Now we have different accents from each other, and we all have different accents from Shakespeare.
Oh, and we have vastly different accents from Chaucer. Chaucer pronounced words almost completely differently from any living English speaker today. None of his linguistic descendants who chose to live one place or another have any claim to speak his language.
So I feel a small twinge when I see movies like “Shakespeare in Love,” in which an American actress (the extremely lovely Gwyneth P.) puts on an English accent in order to be more authentic.
Or when I hear people complain about Americans retaining their accents when playing Robin Hood.
For Shakespeare, Robin Hood, Chaucer, or even Queen Elisabeth I, a modern English accent is no more authentic than a modern American accent. Either way is wrong, in a sense, and either way would sound wrong to Chaucer or Shakespeare or the Virgin Queen herself.
Put another way, they’re both equally right, because Shakespeare is just as likely to be familiar with Gwyneth’s real accent as he is to be with her English co-star’s.
I’d like to see a movie, set in England several hundred years ago, with American accents.
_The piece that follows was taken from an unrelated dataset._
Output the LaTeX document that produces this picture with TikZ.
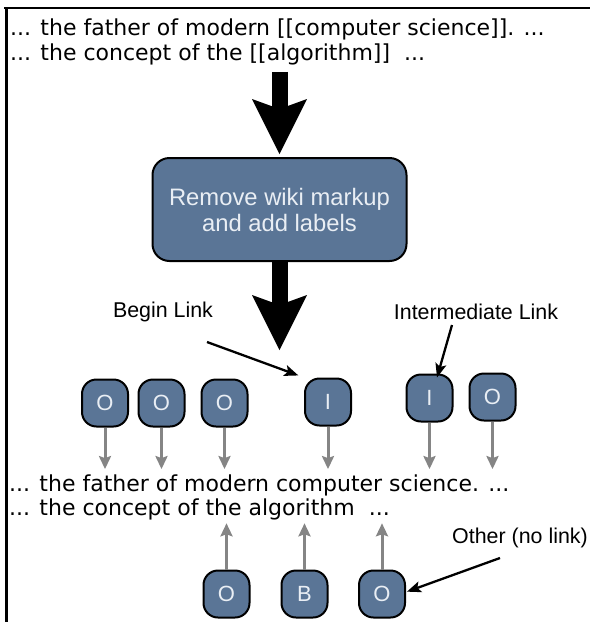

Or even American and British and Australian and more. They could represent the different accents that one would have found traveling around England at the time.
Of course, the ignorati would scream about how it’s not authentic, because Americans didn’t live in England in 1452. But we’d know better.
Very interesting observation and opinion. I just think it’s just funny when people say their hair is ‘nappy.’
>Or when I hear people complain about Americans retaining their accents when playing Robin Hood.
Those accents often come with a complete misunderstanding of British geography. Kevin Costner’s “By nightfall, we’ll celebrate with my father” (a journey of 165 miles) is greeted by laughter in the UK. The Californian scenery and light, plus the mangling of our history, don’t help either.
Kevin Spacey is able to play any part he likes at London’s Old Vic theatre, because he is a great actor. No-one complains about his accent.
>I’d like to see a movie, set in England several hundred years ago, with American accents.
We did have “Churchill: The Hollywood Years” – will that do? http://www.youtube.com/watch?v=E0bZ6Idfqt8
Wade: I also laugh at some of the differences. For example, I remember giggling like a school girl the first time I heard a British person talk about using a rubber at school.
Ellis: I think you’re taking the inaccuracies of the movies a little too personally. Movies don’t screw up your history and geography. They screw up History and Geography (and everything else).
Movies set in America aren’t any better, though maybe they don’t get laughs in England because you don’t know how bad they are. And they’re almost never based on ignorance, but on choosing dialog and story over realism.
When the movie Speed has a full bus jump 50 meters, I don’t complain that they’ve misunderstood MY physics. I just laugh at how silly it is.
Incidentally, Costner’s Robin Hood was filmed almost entirely in the UK (the rest being in France) and not at all in the US. Of course, other films were shot in studios and elsewhere in California, but not that one.
There’s an interesting conversation about “Americanisms” going on elsewhere on the Net right now:
http://languagelog.ldc.upenn.edu/nll/?p=3271
http://www.economist.com/blogs/johnson/2011/07/peeves
Where I grew up in Ireland, we’d use the word ‘ye’ instead of you.
But teachers beat it out of us as it wan’st ‘proper english’.
Later we studied some of the great writers you mentioned above… who all used ye 🙂
fwiw if you listen to a Yorkshire accent, you’ll get an idea of what Shakespeare (probably) sounded like
English teachers. What else is there to say?
I’ve heard that some of Shakespeare’s rhymes work in northern England. Though I’m sure that even there, there’s been a fair amount of evolution over the last half a millenium.